Franken has clear name recognition. And he clearly has many more people in his state who have made up their mind about him. The poll shows that nearly one in five Democrats jump the aisle and go with Republican Norm Coleman. Can they be swayed?
Franken better find out. He has money - just as Clinton did. What should he do with it. Clinton would probably tell him -- shore up the base. And then remake yourself to appeal to those on the fence.
Clinton could probably tell him what her strategy was to get the centrist, the fence-sitters -- talk about working to get things done. Coleman's already doing that, so Franken's climb might be steep.

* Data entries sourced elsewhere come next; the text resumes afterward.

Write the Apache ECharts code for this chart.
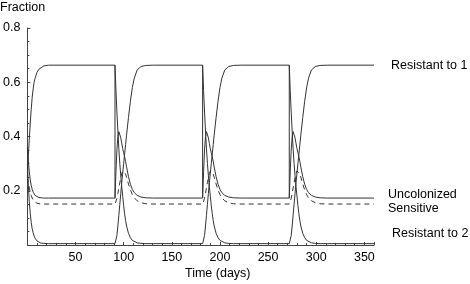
<!DOCTYPE html>
<html>
<head>
<meta charset="utf-8">
<script src="https://cdn.jsdelivr.net/npm/echarts@6/dist/echarts.min.js"></script>
<style>
  html, body { margin: 0; padding: 0; background: #fff; }
  #chart { width: 470px; height: 284px; }
</style>
</head>
<body>
<div id="chart"></div>
<script>
// days where the curves switch (vertical drops)
const switchDays = [91, 182, 272];
const endDay = 360;

// first days, from the starting state
const startDays = [0, 1, 2, 3, 4, 5, 6, 7, 8, 10, 12, 14, 17, 22];
const startR1 = [0.25, 0.33, 0.39, 0.45, 0.5, 0.545, 0.575, 0.6, 0.615, 0.637, 0.648, 0.655, 0.66, 0.663];
const startUncol = [0.36, 0.31, 0.27, 0.24, 0.22, 0.205, 0.195, 0.188, 0.183, 0.178, 0.175, 0.174, 0.173, 0.173];
const startSens = [0.25, 0.23, 0.21, 0.195, 0.183, 0.173, 0.166, 0.161, 0.158, 0.154, 0.152, 0.151, 0.151, 0.151];
const startR2 = [0.3, 0.22, 0.16, 0.115, 0.083, 0.06, 0.045, 0.033, 0.025, 0.015, 0.01, 0.007, 0.006, 0.005];

// days after each switch
const afterDays = [0, 1, 2, 3, 4, 5, 6, 7, 8, 9, 10, 11, 12, 14, 16, 18, 20, 23, 27, 32, 40];
const afterR1 = [0.005, 0.012, 0.035, 0.07, 0.11, 0.15, 0.19, 0.23, 0.265, 0.3, 0.335, 0.37, 0.405, 0.47, 0.53, 0.58, 0.615, 0.645, 0.658, 0.662, 0.663];
const afterUncol = [0.173, 0.27, 0.35, 0.4, 0.418, 0.412, 0.395, 0.375, 0.355, 0.34, 0.325, 0.308, 0.288, 0.252, 0.224, 0.205, 0.193, 0.183, 0.177, 0.174, 0.173];
const afterSens = [0.151, 0.158, 0.172, 0.19, 0.21, 0.23, 0.248, 0.263, 0.273, 0.276, 0.272, 0.262, 0.25, 0.225, 0.203, 0.186, 0.174, 0.163, 0.156, 0.152, 0.151];
const afterR2 = [0.663, 0.57, 0.49, 0.42, 0.355, 0.3, 0.255, 0.215, 0.18, 0.145, 0.115, 0.09, 0.07, 0.043, 0.027, 0.017, 0.012, 0.008, 0.006, 0.005, 0.005];

// levels held between switches
const levelR1 = 0.663;
const levelUncol = 0.173;
const levelSens = 0.151;
const levelR2 = 0.005;

// join the start, the switches and the flat parts into one line
function buildLine(start, after, level, dropTo) {
  let pts = startDays.map((d, i) => [d, start[i]]);
  switchDays.forEach(function (T) {
    pts.push([T, level]);
    if (dropTo !== undefined) pts.push([T, dropTo]);
    if (after[0] !== level) pts.push([T, null]); // break in the line
    afterDays.forEach((d, i) => pts.push([T + d, after[i]]));
  });
  pts.push([endDay, level]);
  return pts;
}

const font = "'Liberation Sans', Arial, sans-serif";
const fontSize = 12.5;
const lineColor = "#333";

function makeSeries(name, data, dashed, labelOffset, labelDist) {
  return {
    name: name,
    type: "line",
    data: data,
    showSymbol: false,
    connectNulls: false,
    lineStyle: {
      color: lineColor,
      width: 1,
      type: dashed ? [5, 4] : "solid"
    },
    endLabel: {
      show: true,
      formatter: name,
      color: "#000",
      fontSize: fontSize,
      fontFamily: font,
      distance: labelDist,
      offset: labelOffset
    }
  };
}

let myChart = echarts.init(document.getElementById("chart"));

let option = {
  animation: false,
  grid: { left: 24, right: 96, top: 28, bottom: 39 },
  xAxis: {
    type: "value",
    min: 0,
    max: endDay,
    interval: 50,
    axisLine: { lineStyle: { color: "#444", width: 1 } },
    axisTick: { inside: true, length: 3, lineStyle: { color: "#444" } },
    minorTick: { show: true, splitNumber: 5, length: 2, lineStyle: { color: "#444" } },
    splitLine: { show: false },
    axisLabel: {
      color: "#000",
      fontSize: fontSize,
      fontFamily: font,
      margin: 6,
      formatter: v => (v === 0 ? "" : v)
    }
  },
  yAxis: {
    type: "value",
    min: 0,
    max: 0.8,
    interval: 0.2,
    axisLine: { show: true, lineStyle: { color: "#444", width: 1 } },
    axisTick: { show: true, inside: true, length: 3, lineStyle: { color: "#444" } },
    minorTick: { show: true, splitNumber: 4, length: 2, lineStyle: { color: "#444" } },
    splitLine: { show: false },
    axisLabel: {
      color: "#000",
      fontSize: fontSize,
      fontFamily: font,
      margin: 7,
      formatter: v => (v === 0 ? "" : v.toFixed(1))
    }
  },
  graphic: [
    {
      type: "text",
      left: 0,
      top: 1,
      style: { text: "Fraction", fill: "#000", font: fontSize + "px " + font }
    },
    {
      type: "text",
      left: 185,
      top: 267,
      style: { text: "Time (days)", fill: "#000", font: fontSize + "px " + font }
    }
  ],
  series: [
    makeSeries("Resistant to 1", buildLine(startR1, afterR1, levelR1, levelUncol), false, [0, 0], 17),
    makeSeries("Uncolonized", buildLine(startUncol, afterUncol, levelUncol), false, [0, -4], 14),
    makeSeries("Sensitive", buildLine(startSens, afterSens, levelSens), true, [0, 5], 14),
    makeSeries("Resistant to 2", buildLine(startR2, afterR2, levelR2), false, [0, -10], 18)
  ]
};

myChart.setOption(option, true);
</script>
</body>
</html>
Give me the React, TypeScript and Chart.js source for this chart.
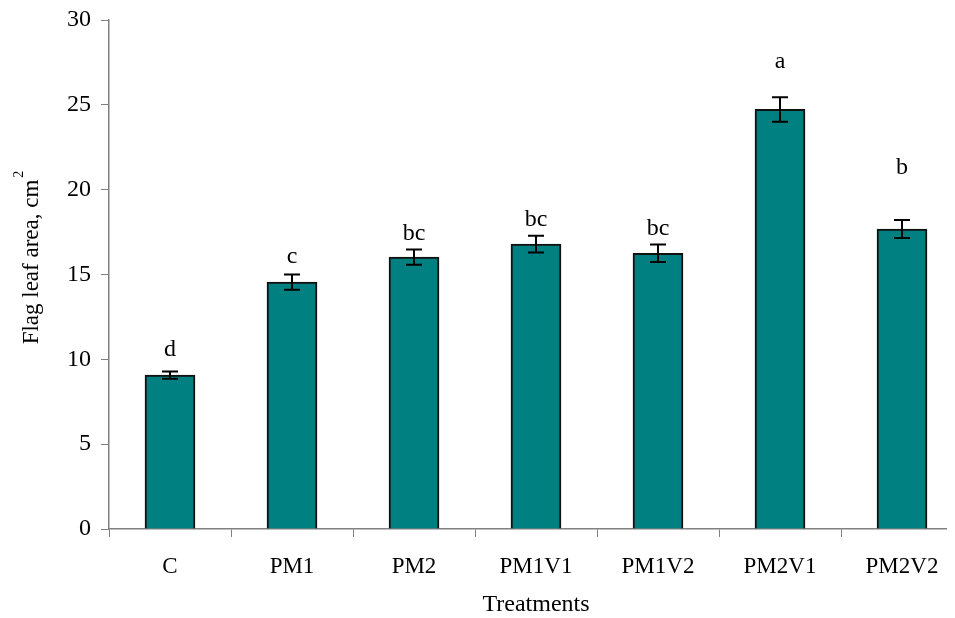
import React, { useEffect, useRef } from "react";
import { Chart, registerables } from "chart.js";

Chart.register(...registerables);

const categories = ["C", "PM1", "PM2", "PM1V1", "PM1V2", "PM2V1", "PM2V2"];
const means = [9.07, 14.55, 16.03, 16.79, 16.25, 24.73, 17.68];
const errors = [0.22, 0.45, 0.45, 0.5, 0.52, 0.72, 0.53];
const letters = ["d", "c", "bc", "bc", "bc", "a", "b"];
const letterHeights = [10.2, 15.66, 17.05, 17.85, 17.32, 27.15, 20.9];
const yTicks = [0, 5, 10, 15, 20, 25, 30];

const SERIF = "'Liberation Serif', 'Times New Roman', serif";

const annotPlugin = {
  id: "annot",
  afterDatasetsDraw(chart: any) {
    const ctx = chart.ctx;
    const x = chart.scales.x;
    const y = chart.scales.y;
    ctx.save();
    ctx.strokeStyle = "#000";
    ctx.lineWidth = 2;
    means.forEach((m, i) => {
      const px = x.getPixelForValue(i);
      const top = y.getPixelForValue(m + errors[i]);
      const bot = y.getPixelForValue(m - errors[i]);
      ctx.beginPath();
      ctx.moveTo(px, top);
      ctx.lineTo(px, bot);
      ctx.moveTo(px - 8, top);
      ctx.lineTo(px + 8, top);
      ctx.moveTo(px - 8, bot);
      ctx.lineTo(px + 8, bot);
      ctx.stroke();
      ctx.fillStyle = "#000";
      ctx.font = `24px ${SERIF}`;
      ctx.textAlign = "center";
      ctx.textBaseline = "alphabetic";
      ctx.fillText(letters[i], px, y.getPixelForValue(letterHeights[i]));
    });
    // y title
    const ca = chart.chartArea;
    ctx.save();
    ctx.translate(24, (ca.top + ca.bottom) / 2 - 17);
    ctx.rotate(-Math.PI / 2);
    ctx.fillStyle = "#000";
    ctx.font = `23px ${SERIF}`;
    ctx.textBaseline = "middle";
    const main = "Flag leaf area, cm";
    const w = ctx.measureText(main).width;
    ctx.font = `14px ${SERIF}`;
    const w2 = ctx.measureText("2").width;
    const start = -(w + w2 + 2) / 2;
    ctx.font = `23px ${SERIF}`;
    ctx.textAlign = "left";
    ctx.fillText(main, start, 0);
    ctx.font = `14px ${SERIF}`;
    ctx.fillText("2", start + w + 2, -13);
    ctx.restore();
    // x title
    ctx.font = `24px ${SERIF}`;
    ctx.textAlign = "center";
    ctx.textBaseline = "middle";
    ctx.fillStyle = "#000";
    ctx.fillText("Treatments", 528, 597);
    ctx.restore();
  },
};

export default function App() {
  const ref = useRef<HTMLCanvasElement | null>(null);
  useEffect(() => {
    if (!ref.current) return;
    const chart = new Chart(ref.current, {
      type: "bar",
      data: {
        labels: categories,
        datasets: [
          {
            data: means,
            backgroundColor: "#008080",
            borderColor: "#111",
            borderWidth: 2,
            barThickness: 50,
          },
        ],
      },
      options: {
        responsive: false,
        animation: false,
        layout: { padding: { top: 12, right: 10, left: 0, bottom: 0 } },
        plugins: { legend: { display: false }, tooltip: { enabled: false } },
        scales: {
          x: {
            grid: {
              offset: true,
              drawOnChartArea: false,
              drawTicks: true,
              tickLength: 8,
              color: "#808080",
            },
            border: { color: "#808080", width: 1.5 },
            ticks: {
              color: "#000",
              font: { family: SERIF, size: 23 },
              padding: 16,
              maxRotation: 0,
            },
            afterFit: (s: any) => {
              s.height = 89;
              s.paddingLeft = 0;
              s.paddingRight = 0;
            },
          },
          y: {
            min: 0,
            max: 30,
            afterBuildTicks: (s: any) => {
              s.ticks = yTicks.map((v) => ({ value: v }));
            },
            grid: {
              drawOnChartArea: false,
              tickLength: 8,
              color: "#808080",
            },
            border: { color: "#808080", width: 1.5 },
            ticks: {
              color: "#000",
              font: { family: SERIF, size: 24 },
              padding: 10,
            },
            afterFit: (s: any) => {
              s.width = 101;
              s.paddingTop = 0;
              s.paddingBottom = 0;
            },
          },
        },
      },
      plugins: [annotPlugin],
    });
    return () => chart.destroy();
  }, []);
  return (
    <div style={{ width: 947, height: 610, overflow: "hidden" }}>
      <canvas ref={ref} width={965} height={610} style={{ display: "block" }} />
    </div>
  );
}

And maybe the senator from New York could talk about learning from her own recent strategy misfire. In her 2008 presidential run, she rode the experience horse. And Clinton was overtaken by Obama's message of change by comity.
She could relate that recent lesson, if Al would just pull up a chair at a table with Hillary.
But hurry, Al, get on the former first lady's calendar, before it's too late.